### GIVEN INSTRUCTION
Repeat the full listing below verbatim and keep the images out.
# Start of STORED DATA
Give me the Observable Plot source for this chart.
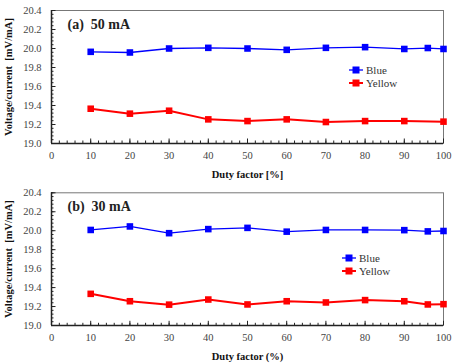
<!DOCTYPE html>
<html>
<head>
<meta charset="utf-8">
<script src="https://cdn.jsdelivr.net/npm/d3@7"></script>
<script src="https://cdn.jsdelivr.net/npm/@observablehq/plot@0.6"></script>
<style>
  html, body { margin: 0; padding: 0; background: #fff; }
  #wrap { position: relative; width: 463px; height: 364px; font-family: "Liberation Serif", "Times New Roman", Times, serif; }
  .panel { position: relative; width: 463px; height: 182px; }
  svg text, svg { font-family: "Liberation Serif", "Times New Roman", Times, serif !important; }
  .legend { position: absolute; font-size: 11px; color: #333; line-height: 12.5px; font-family: "Liberation Serif", "Times New Roman", Times, serif; }
  .legend div { display: flex; align-items: center; height: 12.5px; }
  .legend svg { margin-right: 3px; }
</style>
</head>
<body>
<div id="wrap"></div>
<script>
// Panel (a) 50 mA
const dutyA_blue = [10, 20, 30, 40, 50, 60, 70, 80, 90, 96, 100];
const valA_blue = [19.965, 19.958, 20.0, 20.007, 20.0, 19.986, 20.007, 20.014, 19.995, 20.005, 19.995];
const dutyA_yellow = [10, 20, 30, 40, 50, 60, 70, 80, 90, 100];
const valA_yellow = [19.366, 19.314, 19.345, 19.254, 19.236, 19.254, 19.226, 19.236, 19.236, 19.23];

// Panel (b) 30 mA
const dutyB_blue = [10, 20, 30, 40, 50, 60, 70, 80, 90, 96, 100];
const valB_blue = [20.008, 20.045, 19.974, 20.017, 20.03, 19.99, 20.008, 20.008, 20.006, 19.993, 19.997];
const dutyB_yellow = [10, 20, 30, 40, 50, 60, 70, 80, 90, 96, 100];
const valB_yellow = [19.334, 19.256, 19.22, 19.274, 19.222, 19.256, 19.243, 19.268, 19.256, 19.222, 19.225];

const seriesNames = ["Blue", "Yellow"];
const seriesColors = ["#0000ff", "#ff0000"];
const seriesWidths = [1.3, 2];
const xMajorTicks = [0, 10, 20, 30, 40, 50, 60, 70, 80, 90, 100];
const xMinorTicks = d3.range(0, 100.001, 2);
const yMajorTicks = [19.0, 19.2, 19.4, 19.6, 19.8, 20.0, 20.2, 20.4];
const yMinorTicks = d3.range(19.0, 20.401, 0.04);

const panels = [
  {label: "(a)  50 mA", xTitle: "Duty factor [%]", blue: [dutyA_blue, valA_blue], yellow: [dutyA_yellow, valA_yellow], legendLeft: 349, legendTop: 64},
  {label: "(b)  30 mA", xTitle: "Duty factor (%)", blue: [dutyB_blue, valB_blue], yellow: [dutyB_yellow, valB_yellow], legendLeft: 342, legendTop: 70}
];

const FONT = "'Liberation Serif', 'Times New Roman', Times, serif";
const wrap = document.getElementById("wrap");
const innerH = 133;
const innerW = 392;

panels.forEach((p, i) => {
  const series = [p.blue, p.yellow].map(([xs, ys]) => xs.map((d, j) => ({duty: d, v: ys[j]})));
  const seriesMarks = [];
  series.forEach((pts, k) => {
    seriesMarks.push(Plot.line(pts, {x: "duty", y: "v", stroke: seriesColors[k], strokeWidth: seriesWidths[k]}));
    seriesMarks.push(Plot.dot(pts, {x: "duty", y: "v", fill: seriesColors[k], symbol: "square", r: 3.7, stroke: "none"}));
  });
  const chart = Plot.plot({
    width: 463,
    height: 182,
    marginLeft: 51,
    marginRight: 20,
    marginTop: i === 0 ? 10 : 10.3,
    marginBottom: 39,
    style: {fontFamily: FONT, fontSize: "10.5px", color: "#333", background: "#fff"},
    x: {domain: [0, 100]},
    y: {domain: [19.0, 20.4]},
    marks: [
      Plot.frame({stroke: "#777", strokeWidth: 1}),
      Plot.axisX(xMajorTicks, {tickSize: 0, tickPadding: 8, tickFormat: d => d, fill: "#444", fontSize: 10.5,
        label: p.xTitle, labelAnchor: "center", labelArrow: "none", labelOffset: 34}),
      Plot.axisY(yMajorTicks, {tickSize: 0, tickPadding: 10, tickFormat: d3.format(".1f"), fill: "#444", fontSize: 10.5,
        label: "Voltage/current  [mV/mA]", labelAnchor: "center", labelArrow: "none", labelOffset: 47}),
      Plot.tickX(xMinorTicks, {x: d => d, stroke: "#222", strokeWidth: 1, insetTop: innerH - 2.5}),
      Plot.tickX(xMajorTicks, {x: d => d, stroke: "#222", strokeWidth: 1, insetTop: innerH - 4.5}),
      Plot.tickY(yMinorTicks, {y: d => d, stroke: "#222", strokeWidth: 1, insetRight: innerW - 2.5}),
      Plot.tickY(yMajorTicks, {y: d => d, stroke: "#222", strokeWidth: 1, insetRight: innerW - 4.5}),
      Plot.ruleX([0], {stroke: "#222", strokeWidth: 1.5}),
      Plot.ruleY([19.0], {stroke: "#222", strokeWidth: 1.5}),
      ...seriesMarks,
      Plot.text([p.label], {frameAnchor: "top-left", dx: 16, dy: 14, fontSize: 14, fontWeight: "bold", fill: "#222", textAnchor: "start", lineAnchor: "middle"})
    ]
  });
  chart.querySelectorAll("[aria-label='x-axis label'] text, [aria-label='y-axis label'] text").forEach(t => {
    t.setAttribute("font-weight", "bold");
    t.setAttribute("font-size", "10.5");
    t.setAttribute("fill", "#111");
  });
  const panel = document.createElement("div");
  panel.className = "panel";
  panel.appendChild(chart);
  const legend = document.createElement("div");
  legend.className = "legend";
  legend.style.left = p.legendLeft + "px";
  legend.style.top = p.legendTop + "px";
  seriesNames.forEach((name, k) => {
    const row = document.createElement("div");
    const c = seriesColors[k];
    row.innerHTML = `<svg width="14" height="10"><line x1="0" y1="5" x2="14" y2="5" stroke="${c}" stroke-width="${seriesWidths[k]}"/><rect x="3.5" y="1.5" width="7" height="7" fill="${c}"/></svg><span>${name}</span>`;
    legend.appendChild(row);
  });
  panel.appendChild(legend);
  wrap.appendChild(panel);
});
</script>
</body>
</html>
# End of STORED DATA
### FINAL ANSWER
Give me the Observable Plot source for this chart.
<!DOCTYPE html>
<html>
<head>
<meta charset="utf-8">
<script src="https://cdn.jsdelivr.net/npm/d3@7"></script>
<script src="https://cdn.jsdelivr.net/npm/@observablehq/plot@0.6"></script>
<style>
  html, body { margin: 0; padding: 0; background: #fff; }
  #wrap { position: relative; width: 463px; height: 364px; font-family: "Liberation Serif", "Times New Roman", Times, serif; }
  .panel { position: relative; width: 463px; height: 182px; }
  svg text, svg { font-family: "Liberation Serif", "Times New Roman", Times, serif !important; }
  .legend { position: absolute; font-size: 11px; color: #333; line-height: 12.5px; font-family: "Liberation Serif", "Times New Roman", Times, serif; }
  .legend div { display: flex; align-items: center; height: 12.5px; }
  .legend svg { margin-right: 3px; }
</style>
</head>
<body>
<div id="wrap"></div>
<script>
// Panel (a) 50 mA
const dutyA_blue = [10, 20, 30, 40, 50, 60, 70, 80, 90, 96, 100];
const valA_blue = [19.965, 19.958, 20.0, 20.007, 20.0, 19.986, 20.007, 20.014, 19.995, 20.005, 19.995];
const dutyA_yellow = [10, 20, 30, 40, 50, 60, 70, 80, 90, 100];
const valA_yellow = [19.366, 19.314, 19.345, 19.254, 19.236, 19.254, 19.226, 19.236, 19.236, 19.23];

// Panel (b) 30 mA
const dutyB_blue = [10, 20, 30, 40, 50, 60, 70, 80, 90, 96, 100];
const valB_blue = [20.008, 20.045, 19.974, 20.017, 20.03, 19.99, 20.008, 20.008, 20.006, 19.993, 19.997];
const dutyB_yellow = [10, 20, 30, 40, 50, 60, 70, 80, 90, 96, 100];
const valB_yellow = [19.334, 19.256, 19.22, 19.274, 19.222, 19.256, 19.243, 19.268, 19.256, 19.222, 19.225];

const seriesNames = ["Blue", "Yellow"];
const seriesColors = ["#0000ff", "#ff0000"];
const seriesWidths = [1.3, 2];
const xMajorTicks = [0, 10, 20, 30, 40, 50, 60, 70, 80, 90, 100];
const xMinorTicks = d3.range(0, 100.001, 2);
const yMajorTicks = [19.0, 19.2, 19.4, 19.6, 19.8, 20.0, 20.2, 20.4];
const yMinorTicks = d3.range(19.0, 20.401, 0.04);

const panels = [
  {label: "(a)  50 mA", xTitle: "Duty factor [%]", blue: [dutyA_blue, valA_blue], yellow: [dutyA_yellow, valA_yellow], legendLeft: 349, legendTop: 64},
  {label: "(b)  30 mA", xTitle: "Duty factor (%)", blue: [dutyB_blue, valB_blue], yellow: [dutyB_yellow, valB_yellow], legendLeft: 342, legendTop: 70}
];

const FONT = "'Liberation Serif', 'Times New Roman', Times, serif";
const wrap = document.getElementById("wrap");
const innerH = 133;
const innerW = 392;

panels.forEach((p, i) => {
  const series = [p.blue, p.yellow].map(([xs, ys]) => xs.map((d, j) => ({duty: d, v: ys[j]})));
  const seriesMarks = [];
  series.forEach((pts, k) => {
    seriesMarks.push(Plot.line(pts, {x: "duty", y: "v", stroke: seriesColors[k], strokeWidth: seriesWidths[k]}));
    seriesMarks.push(Plot.dot(pts, {x: "duty", y: "v", fill: seriesColors[k], symbol: "square", r: 3.7, stroke: "none"}));
  });
  const chart = Plot.plot({
    width: 463,
    height: 182,
    marginLeft: 51,
    marginRight: 20,
    marginTop: i === 0 ? 10 : 10.3,
    marginBottom: 39,
    style: {fontFamily: FONT, fontSize: "10.5px", color: "#333", background: "#fff"},
    x: {domain: [0, 100]},
    y: {domain: [19.0, 20.4]},
    marks: [
      Plot.frame({stroke: "#777", strokeWidth: 1}),
      Plot.axisX(xMajorTicks, {tickSize: 0, tickPadding: 8, tickFormat: d => d, fill: "#444", fontSize: 10.5,
        label: p.xTitle, labelAnchor: "center", labelArrow: "none", labelOffset: 34}),
      Plot.axisY(yMajorTicks, {tickSize: 0, tickPadding: 10, tickFormat: d3.format(".1f"), fill: "#444", fontSize: 10.5,
        label: "Voltage/current  [mV/mA]", labelAnchor: "center", labelArrow: "none", labelOffset: 47}),
      Plot.tickX(xMinorTicks, {x: d => d, stroke: "#222", strokeWidth: 1, insetTop: innerH - 2.5}),
      Plot.tickX(xMajorTicks, {x: d => d, stroke: "#222", strokeWidth: 1, insetTop: innerH - 4.5}),
      Plot.tickY(yMinorTicks, {y: d => d, stroke: "#222", strokeWidth: 1, insetRight: innerW - 2.5}),
      Plot.tickY(yMajorTicks, {y: d => d, stroke: "#222", strokeWidth: 1, insetRight: innerW - 4.5}),
      Plot.ruleX([0], {stroke: "#222", strokeWidth: 1.5}),
      Plot.ruleY([19.0], {stroke: "#222", strokeWidth: 1.5}),
      ...seriesMarks,
      Plot.text([p.label], {frameAnchor: "top-left", dx: 16, dy: 14, fontSize: 14, fontWeight: "bold", fill: "#222", textAnchor: "start", lineAnchor: "middle"})
    ]
  });
  chart.querySelectorAll("[aria-label='x-axis label'] text, [aria-label='y-axis label'] text").forEach(t => {
    t.setAttribute("font-weight", "bold");
    t.setAttribute("font-size", "10.5");
    t.setAttribute("fill", "#111");
  });
  const panel = document.createElement("div");
  panel.className = "panel";
  panel.appendChild(chart);
  const legend = document.createElement("div");
  legend.className = "legend";
  legend.style.left = p.legendLeft + "px";
  legend.style.top = p.legendTop + "px";
  seriesNames.forEach((name, k) => {
    const row = document.createElement("div");
    const c = seriesColors[k];
    row.innerHTML = `<svg width="14" height="10"><line x1="0" y1="5" x2="14" y2="5" stroke="${c}" stroke-width="${seriesWidths[k]}"/><rect x="3.5" y="1.5" width="7" height="7" fill="${c}"/></svg><span>${name}</span>`;
    legend.appendChild(row);
  });
  panel.appendChild(legend);
  wrap.appendChild(panel);
});
</script>
</body>
</html>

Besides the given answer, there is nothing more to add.